So far during 2011, the Dow Jones Industrial Average has had moves of 100 points or more on 97 trading days. That’s 23 more than during all of 2010 and the year isn’t even over yet. With so much volatility and uncertainty, it would be easy to panic and make decisions you’ll later regret. Unfortunately, your mind isn’t always wired to help. In fact, it can actively work against you. Below are seven cognitive biases that could cause you to make bad investment or retirement planning decisions, as well as suggestions for overcoming them.

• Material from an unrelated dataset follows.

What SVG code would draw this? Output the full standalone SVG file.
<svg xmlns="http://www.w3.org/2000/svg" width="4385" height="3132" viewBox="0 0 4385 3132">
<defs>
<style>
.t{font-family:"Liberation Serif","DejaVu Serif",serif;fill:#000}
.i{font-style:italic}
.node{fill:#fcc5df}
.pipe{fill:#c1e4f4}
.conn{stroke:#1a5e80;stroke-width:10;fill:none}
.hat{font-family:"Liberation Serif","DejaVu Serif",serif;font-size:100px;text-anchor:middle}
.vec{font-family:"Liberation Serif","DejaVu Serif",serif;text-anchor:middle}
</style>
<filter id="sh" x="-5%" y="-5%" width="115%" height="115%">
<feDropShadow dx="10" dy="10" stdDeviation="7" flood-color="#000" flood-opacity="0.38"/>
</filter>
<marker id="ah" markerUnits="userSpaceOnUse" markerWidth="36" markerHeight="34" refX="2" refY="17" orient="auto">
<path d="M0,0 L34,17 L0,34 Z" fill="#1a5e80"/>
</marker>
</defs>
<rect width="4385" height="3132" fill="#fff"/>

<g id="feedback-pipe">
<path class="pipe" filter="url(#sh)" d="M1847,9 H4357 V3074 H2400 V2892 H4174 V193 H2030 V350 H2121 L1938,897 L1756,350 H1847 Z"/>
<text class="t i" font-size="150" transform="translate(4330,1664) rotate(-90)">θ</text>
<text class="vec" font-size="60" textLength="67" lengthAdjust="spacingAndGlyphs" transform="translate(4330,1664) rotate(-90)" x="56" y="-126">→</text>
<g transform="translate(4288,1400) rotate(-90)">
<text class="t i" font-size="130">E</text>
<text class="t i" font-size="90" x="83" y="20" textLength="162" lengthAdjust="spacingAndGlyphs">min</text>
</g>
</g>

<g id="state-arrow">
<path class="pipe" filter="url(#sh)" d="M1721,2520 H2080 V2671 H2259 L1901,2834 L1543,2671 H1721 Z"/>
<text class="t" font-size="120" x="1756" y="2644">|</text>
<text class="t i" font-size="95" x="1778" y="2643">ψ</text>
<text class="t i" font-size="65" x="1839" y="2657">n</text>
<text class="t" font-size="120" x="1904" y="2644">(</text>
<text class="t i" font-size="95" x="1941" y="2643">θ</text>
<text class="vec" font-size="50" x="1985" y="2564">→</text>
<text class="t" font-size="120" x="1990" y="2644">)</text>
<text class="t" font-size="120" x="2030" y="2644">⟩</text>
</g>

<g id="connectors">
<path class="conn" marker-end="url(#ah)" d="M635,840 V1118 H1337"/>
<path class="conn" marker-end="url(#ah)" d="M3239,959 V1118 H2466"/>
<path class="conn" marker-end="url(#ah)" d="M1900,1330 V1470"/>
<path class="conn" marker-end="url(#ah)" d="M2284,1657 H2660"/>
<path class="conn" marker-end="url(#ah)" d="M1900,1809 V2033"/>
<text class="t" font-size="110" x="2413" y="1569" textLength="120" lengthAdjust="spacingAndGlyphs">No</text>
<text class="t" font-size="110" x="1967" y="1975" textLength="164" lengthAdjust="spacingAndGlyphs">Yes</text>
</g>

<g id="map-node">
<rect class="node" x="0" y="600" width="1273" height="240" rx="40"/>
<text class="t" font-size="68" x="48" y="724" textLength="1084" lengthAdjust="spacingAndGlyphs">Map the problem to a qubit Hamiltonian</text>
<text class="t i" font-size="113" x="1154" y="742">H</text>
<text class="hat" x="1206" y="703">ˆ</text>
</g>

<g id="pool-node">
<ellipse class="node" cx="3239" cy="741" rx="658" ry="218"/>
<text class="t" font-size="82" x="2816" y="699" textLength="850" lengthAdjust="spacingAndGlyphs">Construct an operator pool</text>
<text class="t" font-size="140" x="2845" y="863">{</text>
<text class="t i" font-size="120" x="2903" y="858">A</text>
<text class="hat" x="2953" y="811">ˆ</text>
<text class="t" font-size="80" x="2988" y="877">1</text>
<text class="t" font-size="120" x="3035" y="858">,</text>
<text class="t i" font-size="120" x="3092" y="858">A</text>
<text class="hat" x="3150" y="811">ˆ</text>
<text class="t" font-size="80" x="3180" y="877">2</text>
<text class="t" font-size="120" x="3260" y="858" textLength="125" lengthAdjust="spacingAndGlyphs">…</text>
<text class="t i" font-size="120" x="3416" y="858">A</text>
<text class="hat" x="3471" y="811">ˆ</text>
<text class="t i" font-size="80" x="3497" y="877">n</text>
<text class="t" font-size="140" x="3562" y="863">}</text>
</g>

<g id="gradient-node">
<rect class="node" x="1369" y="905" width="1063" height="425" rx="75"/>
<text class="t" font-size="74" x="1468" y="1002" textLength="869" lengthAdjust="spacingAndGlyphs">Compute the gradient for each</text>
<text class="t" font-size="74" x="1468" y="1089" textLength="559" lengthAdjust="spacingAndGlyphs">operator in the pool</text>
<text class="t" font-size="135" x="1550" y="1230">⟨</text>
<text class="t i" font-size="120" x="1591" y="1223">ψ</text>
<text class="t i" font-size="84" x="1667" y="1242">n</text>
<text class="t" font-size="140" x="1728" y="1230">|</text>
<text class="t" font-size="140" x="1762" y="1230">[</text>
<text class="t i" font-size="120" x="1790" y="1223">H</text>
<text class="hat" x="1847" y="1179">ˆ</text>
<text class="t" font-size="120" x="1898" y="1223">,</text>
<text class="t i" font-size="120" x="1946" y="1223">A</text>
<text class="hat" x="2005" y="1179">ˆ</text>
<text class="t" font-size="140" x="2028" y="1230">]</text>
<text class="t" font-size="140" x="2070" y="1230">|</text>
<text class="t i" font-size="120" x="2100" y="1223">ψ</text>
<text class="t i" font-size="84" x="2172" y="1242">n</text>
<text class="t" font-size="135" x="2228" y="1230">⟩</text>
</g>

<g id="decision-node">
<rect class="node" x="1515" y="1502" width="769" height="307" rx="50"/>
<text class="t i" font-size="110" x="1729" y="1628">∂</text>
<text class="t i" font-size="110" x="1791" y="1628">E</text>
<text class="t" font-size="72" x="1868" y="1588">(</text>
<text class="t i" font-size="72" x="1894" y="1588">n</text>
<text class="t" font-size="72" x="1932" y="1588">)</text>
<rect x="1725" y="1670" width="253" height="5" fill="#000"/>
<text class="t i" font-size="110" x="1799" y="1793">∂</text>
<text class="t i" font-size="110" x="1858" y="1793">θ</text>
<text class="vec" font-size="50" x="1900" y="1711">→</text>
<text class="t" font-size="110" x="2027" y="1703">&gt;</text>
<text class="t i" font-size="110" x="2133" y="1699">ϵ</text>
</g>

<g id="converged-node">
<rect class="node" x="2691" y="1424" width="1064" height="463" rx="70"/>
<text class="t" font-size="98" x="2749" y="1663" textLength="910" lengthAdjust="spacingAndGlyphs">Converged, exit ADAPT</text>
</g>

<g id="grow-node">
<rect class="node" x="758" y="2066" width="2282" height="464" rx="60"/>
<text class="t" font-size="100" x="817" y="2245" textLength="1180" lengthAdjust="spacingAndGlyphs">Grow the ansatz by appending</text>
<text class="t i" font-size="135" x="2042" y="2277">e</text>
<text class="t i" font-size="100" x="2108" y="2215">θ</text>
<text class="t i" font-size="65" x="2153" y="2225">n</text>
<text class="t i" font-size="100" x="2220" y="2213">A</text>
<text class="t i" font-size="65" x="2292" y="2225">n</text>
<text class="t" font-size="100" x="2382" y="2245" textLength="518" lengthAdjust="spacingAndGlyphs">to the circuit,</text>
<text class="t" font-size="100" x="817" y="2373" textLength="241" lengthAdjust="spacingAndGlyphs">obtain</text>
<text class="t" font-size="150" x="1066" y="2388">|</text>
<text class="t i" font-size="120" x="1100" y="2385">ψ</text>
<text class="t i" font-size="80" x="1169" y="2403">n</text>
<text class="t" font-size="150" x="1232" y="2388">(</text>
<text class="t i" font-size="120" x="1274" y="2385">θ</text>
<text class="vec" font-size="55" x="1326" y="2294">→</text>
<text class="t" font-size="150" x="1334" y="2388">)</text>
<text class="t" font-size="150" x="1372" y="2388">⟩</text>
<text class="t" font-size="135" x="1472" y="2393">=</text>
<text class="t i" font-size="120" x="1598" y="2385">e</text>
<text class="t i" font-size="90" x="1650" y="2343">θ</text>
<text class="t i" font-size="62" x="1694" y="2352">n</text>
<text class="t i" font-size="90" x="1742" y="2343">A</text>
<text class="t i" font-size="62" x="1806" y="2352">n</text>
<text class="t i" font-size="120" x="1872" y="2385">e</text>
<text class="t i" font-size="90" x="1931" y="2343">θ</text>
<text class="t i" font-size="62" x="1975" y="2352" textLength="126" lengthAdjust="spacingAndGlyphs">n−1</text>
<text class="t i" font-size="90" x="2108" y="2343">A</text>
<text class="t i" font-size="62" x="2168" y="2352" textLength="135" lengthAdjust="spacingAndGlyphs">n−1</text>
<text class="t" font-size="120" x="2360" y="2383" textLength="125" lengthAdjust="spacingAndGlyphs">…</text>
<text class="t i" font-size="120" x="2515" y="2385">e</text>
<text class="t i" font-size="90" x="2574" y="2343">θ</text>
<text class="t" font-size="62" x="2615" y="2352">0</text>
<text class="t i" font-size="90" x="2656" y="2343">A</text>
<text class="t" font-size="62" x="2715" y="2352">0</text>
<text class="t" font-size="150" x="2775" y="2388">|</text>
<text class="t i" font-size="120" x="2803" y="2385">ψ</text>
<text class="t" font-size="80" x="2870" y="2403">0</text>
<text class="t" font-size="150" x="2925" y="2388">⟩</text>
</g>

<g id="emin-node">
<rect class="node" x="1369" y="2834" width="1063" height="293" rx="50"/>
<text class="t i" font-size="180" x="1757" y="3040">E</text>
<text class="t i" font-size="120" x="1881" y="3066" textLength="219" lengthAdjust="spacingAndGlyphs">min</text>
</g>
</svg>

This is the tendency for emotionally dominant stimuli to monopolize our attention. CNBC, I’m looking at you. Spending too much time watching the ups and downs in the market is likely to fray your nerves and cause you to sell low and buy high. Remember the words of Warren Buffett: “The market exists to serve you, not instruct you.”
This one is pretty self explanatory and was the primary driver in such spectacular failures as the internet, telecommunication and housing bubbles. When trades get completely one-sided (gold?), it’s time to ask yourself if you’re just buying or selling because that’s what everyone else is doing.
In times of stress or danger, it sometimes makes us feel better to act, even if it would be better for us to sit on our hands. A great example I heard of this recently relates to soccer. During a penalty kick the ball is kicked to the center of the net 30 percent of the time, but the goalie only stays put 6 percent of the time because he doesn’t want to look like he’s not trying. Sometimes the best thing you can do is nothing.
This is our tendency to give more weight to recent events than past events. The 2008 global financial meltdown is still pretty fresh in everyone’s mind. Eager to avoid a repeat, many are ready to move to the sidelines at a moments notice. Keep in mind, though, that during the lifetime of the baby-boomers, the S&P 500 has gone from about 17 to 1,250. That’s 73 times higher now than when the first baby-boomer was born. Don’t let the emotion of recent headlines completely overshadow the historical record.
This is our tendency for immediate gratification at the expense of the future. In a nutshell, Current You doesn’t care much for Future You. Current You wants to stop making 401(k) contributions and put the money under the mattress so he can sleep better at night. Future You needs that money saved and invested so he can afford to retire. If you want Future You to be happy, you need to convince Current You to make some decisions that are uncomfortable.
This is our tendency to give greater weight to negative information over positive. Yes, there are a lot of things wrong with the world, but there is a lot that is right. Pick any vintage from the wine cellar of history and you’re likely to find some sort of man-made or natural disaster. And yet, the economic and technological progress we’ve made over the last many decades is amazing. Admittedly, it sometimes feels like a yo-yo, but if you step back you can see that the general progression has been up and to the right.
Illusion of control
Finally, we arrive at our tendency to assume that we have more control over events than we actually do. None of us can control the debt crisis in Europe, but we can control our personal debt. We have little influence over Washington’s spending, but we can make sure our own budgets are in order. Few of us have the ear of the Social Security commissioner, but all of us can make sure that our own retirement investments are allocated properly and that we have a logical distribution strategy. In short, focus on those things you can control.
Will Rogers once said “It’s not what you don’t know that hurts you. It’s what you know that isn’t so.” The way our brains are wired, as well as the ups and downs in the markets during the last few years, have caused many to make regrettable decisions based on “what they know that isn’t so.” Hopefully understanding your brain’s natural tendencies can help you make better long-term decisions that result in a secure, meaningful retirement.